New beer books hit shelves every year, and I try to read as many as possible. They run the gamut: deep dives into specific beer styles, historical investigations, technical manuals for exacting homebrewers. If you bought every beer book you see online, you’d have a small library’s worth. But truthfully, the average beer fan doesn’t need all of them.
Even if you’re more interested in beer than most, you can gain a wide understanding of beer from just a handful of books. Some of these might be considered “classics” of the genre, but they remain the foundation for thinking critically and curiously about beer. They won’t touch on every contemporary beer style (the late beer writer Michael Jackson could not have foreseen milkshake IPAs), but they don’t need to. If you read only these six books, you’d have a solid enough understanding of beer’s history, taxonomy, and ingredients to enjoy whatever style of beer brewers dream up next.
First published in 2009 (now with an updated second edition), this accessible book is a true one-stop shop: part history, part tasting manual, part beer-style guide. It remains the beer book I most recommend to newbies. Randy Mosher, a beer author and consultant, has a conversational tone that never gets too far into the weeds (when he presents technical, scientific information, for example, it’s usually in graph form so as not to bog down his text). If your goal is to better enjoy the sensory and cultural experience of drinking beer, this is required reading.
Garrett Oliver is Brooklyn Brewery’s brewmaster, but he’s also a James Beard Award-winning author who’s played a major role in bringing beer to mainstream culinary consciousness. His beautiful 2011 encyclopedia, The Oxford Companion To Beer, collects more than a thousand alphabetized beer-related entries, from acetaldehyde to zymurgy, written by some of the most knowledgable minds in beer. When I’m loathe to sift through the questionably factual web search results for a beer term like decoction mashing, I go straight to this book. It’s become as indispensable to me as my regular dictionary.

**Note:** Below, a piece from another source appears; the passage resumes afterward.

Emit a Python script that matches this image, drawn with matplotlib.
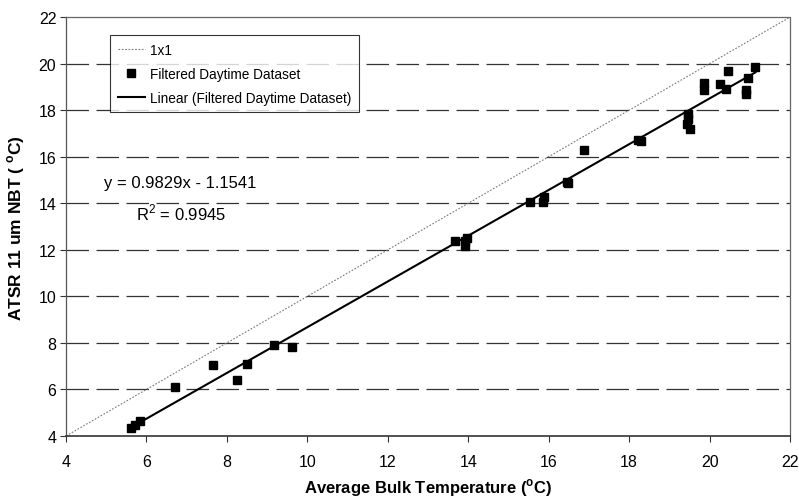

First of all: No, not that Michael Jackson. This Michael Jackson enjoys a legendary reputation of his own (in the beer world, at least), as he was one of the first authors to expose Americans to the vast, rich world of beer that existed beyond U.S. borders. First published in 1977 (as The World Guide To Beer, updated to a revised second edition called The New World Guide To Beer in 1991), this book hit shelves at a time when most Americans thought beer should be yellow, bubbly, cold, and cheap. But the book isn’t just a historical relic; beer aficionados will still discover new, foreign, and regionally specific styles they likely haven’t yet tried.
If you already know your hops from your malts and your ales from your lagers but are looking for a structured challenge, Brooklyn-based beer writer Bernstein has your back. Written for the contemporary craft beer geek, this book is organized in to 12 “boot camp” chapters with specific beers suggested for tasting alongside each lesson. It’s the next best thing to signing up for an actual beer-tasting class: Read the chapter, crack open the recommended beers, and match Bernstein’s notes to your own perceptions. Even if I’m not drinking while reading, I still appreciate the snack-sized sidebars throughout the book, which offer brewery profiles, tips and tricks, and historical context.
Jeff Alworth is one of my favorite contemporary beer writers—add his Beervana blog to your RSS reader, if you haven’t already—because he appreciates not just the liquid in your glass but why we like to drink it. His 2015 book, The Beer Bible, is a necessary addition to a beer library because it’s the rare reference book that gets at the culture of beer drinking, not just its nuts and bolts (though there’s plenty of nuts and bolts in there, too). I love that this book scratches away at the why of beer: Why does British pub culture exist? Why did American craft brewing suddenly explode? Why are hops such a beer-geek obsession? Curious drinkers, this is for you.
Speaking of how American craft beer exploded, this book seeks to answer that very question in all its depth and complexity. Released in 2013 at the height of American craft beer’s surge, Acitelli’s meticulous accounting of the industry’s rise looks at the cultural, economic, and technological forces that enable scrappy upstart breweries to challenge the status quo. It’s full of archival material and interviews with key industry players, but I find it much more entertaining than many single-subject historical works. It is about beer, after all.